Sadly, many of my friends are going through their own personal emergencies and disasters: loss of a job, death in the family and even a good friend starting breast cancer treatments as a single mom. Thankfully, I feel blessed to be a part of each of their support system as I know they would do the same for me if the situations were reversed. Each personal disaster that I see my friends go through brings me back to the heart of what this site is about: preparing for the unexpected. Too often “preppers” are painted with a Doomsday brush. But really, the majority of us that prep are more trying to be ready for those unexpected bumps in the road that involve your own family.
This post is about creating and sustaining your own personal support system. I am blessed to have a group of friends who would be at my door in seconds with meals for my family, rides for my kids, or a mop to help me clean. I know. I have seen them do all of that for members of our group. Many churches organize groups like this as “relief societies”, mine is an informal network of friends. It doesn’t matter how you find your group. The point is you need to either make one or get involved in one.
Sit down today and walk through your average day in your head. Now, imagine, you had to have an emergency surgery and couldn’t be there. Make a list of all the possible things you could need help with and who could be there to fill in for you. If you are relying on a spouse, remember, they are going to need help helping you!
- Who is going to get the kids up, dressed and feed them breakfast in the morning? Can your spouse take a few days off? Do you have vacation time or sick time set aside for that? Or extra money put away to cover the time off? Could one of your parents help? Are the kids old enough to do it themselves if that just meant pouring cereal (have some extra on hand?). Have you taught your kids how to make themselves very simple meals like scrambled eggs?
- How will they get to school? Do you have a back up like a carpool group? Or a neighbor? If they ride a bus do you know your neighbors well enough to look after your kids at the stop?
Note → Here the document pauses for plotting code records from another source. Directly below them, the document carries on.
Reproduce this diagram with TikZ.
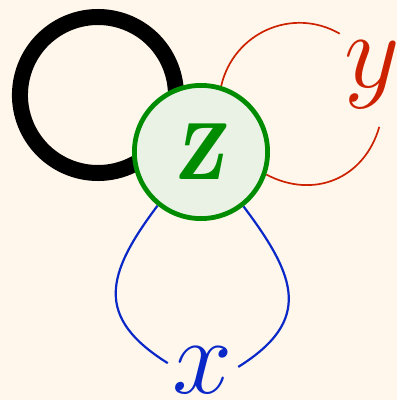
\RequirePackage{fix-cm}
\documentclass[tikz,border=0pt]{standalone}
\usepackage{graphicx}
\definecolor{bgcream}{HTML}{FFF7EB}
\definecolor{zgreen}{HTML}{008C00}
\definecolor{zfill}{HTML}{E9F2E5}
\definecolor{yred}{HTML}{CC2200}
\definecolor{xblue}{HTML}{0A28C8}
\pgfdeclarelayer{bglayer}
\pgfdeclarelayer{edgelayer}
\pgfsetlayers{bglayer,edgelayer,main}
\begin{document}
\begin{tikzpicture}[x=1pt,y=1pt,
  znode/.style={circle, draw=zgreen, fill=zfill, line width=4.8pt,
    minimum size=133.2pt, inner sep=0pt, text=zgreen,
    font=\fontsize{108}{108}\selectfont\bfseries\slshape},
  labnode/.style={inner sep=5pt, font=\fontsize{108}{108}\selectfont},
  blackloop/.style={draw=black, line width=16pt},
  redline/.style={draw=yred, line width=1.7pt},
  blueline/.style={draw=xblue, line width=2.2pt}]
\useasboundingbox (0,0) rectangle (397,400);
\begin{pgfonlayer}{bglayer}
\fill[bgcream] (0,0) rectangle (397,400);
\end{pgfonlayer}
\node[znode] (z) at (201,248) {\scalebox{0.88}[1.16]{z}};
\node[labnode, circle, inner sep=6pt, text=yred] (y) at (372,325) {$y$};
\node[labnode, text=xblue] (x) at (203,30) {$x$};
\begin{pgfonlayer}{edgelayer}
\draw[blackloop] ([shift={(-27.7,36.8)}]z.center) arc[start angle=-15, end angle=305, radius=78];
\draw[redline] (z.73) to[out=77, in=150, looseness=1.08] (y.128);
\draw[redline] (y.-82) to[out=-106, in=-28, looseness=1.12] (z.-19);
\draw[blueline] (z.231.5) to[out=233, in=148, looseness=1.4] (x.169);
\draw[blueline] (x.5) to[out=32, in=307, looseness=1.4] (z.308);
\end{pgfonlayer}
\end{tikzpicture}
\end{document}
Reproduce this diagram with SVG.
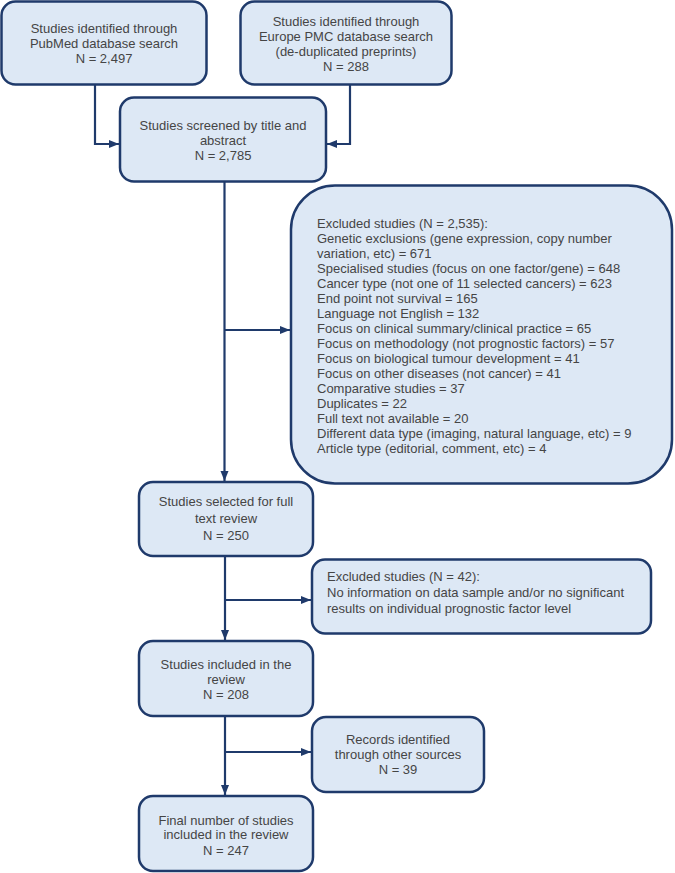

If you homeschool do you have independent lessons they can be working on? Or learning activities like puzzles or a fun computer game that they can do until you are better?
- Who will cook dinner? Do you have a nice stack of take out menus around? Do you have freezer dinners (hint: I am posting some great recipes for this weeks Sunday Skills)? What about your support group?
- What about your pets? Do you have enough extra food around for them? A neighborhood kid who could walk them and clean up after the dog in the yard?
- Do you have someone who could take over your role at work? PTA? Church? Really wherever people count on you…do you have a backup?
The above questions are meant to get you started thinking about who you could count on for back up for a short time. But what happens if your emergency is a bit longer? I have a friend with 5 kids who broke her leg in multiple places this year. Her recovery process is likely to be 6 months. What if you needed help for that long?
How to Create or Find a Support System
The old saying “To Have a Friend Means You Must First Be A Friend” comes to mind. Have you volunteered to bring dinners, give rides, or otherwise help a friend in need? Do you check on your elderly neighbors regularly? Offer to take them to the store or pick up things for them? Same thing for the mom with a new baby! Creating an attitude of community caring in your life will go a long way when its your turn to need help. If you belong to a church, talk to them about spearheading a committee for this. How about just talking to your friends and creating a circle of people that want to give and get this type of support? For the friend with a broken leg, we used the service Take Them A Meal to plan out who could help with dinner. My friends used a simple spreadsheet in google docs when I needed help this summer. It’s not hard. It’s about being there. And about understanding that no matter how prepared we are, everyone needs help now and then. Make a support network part of your prepping plans!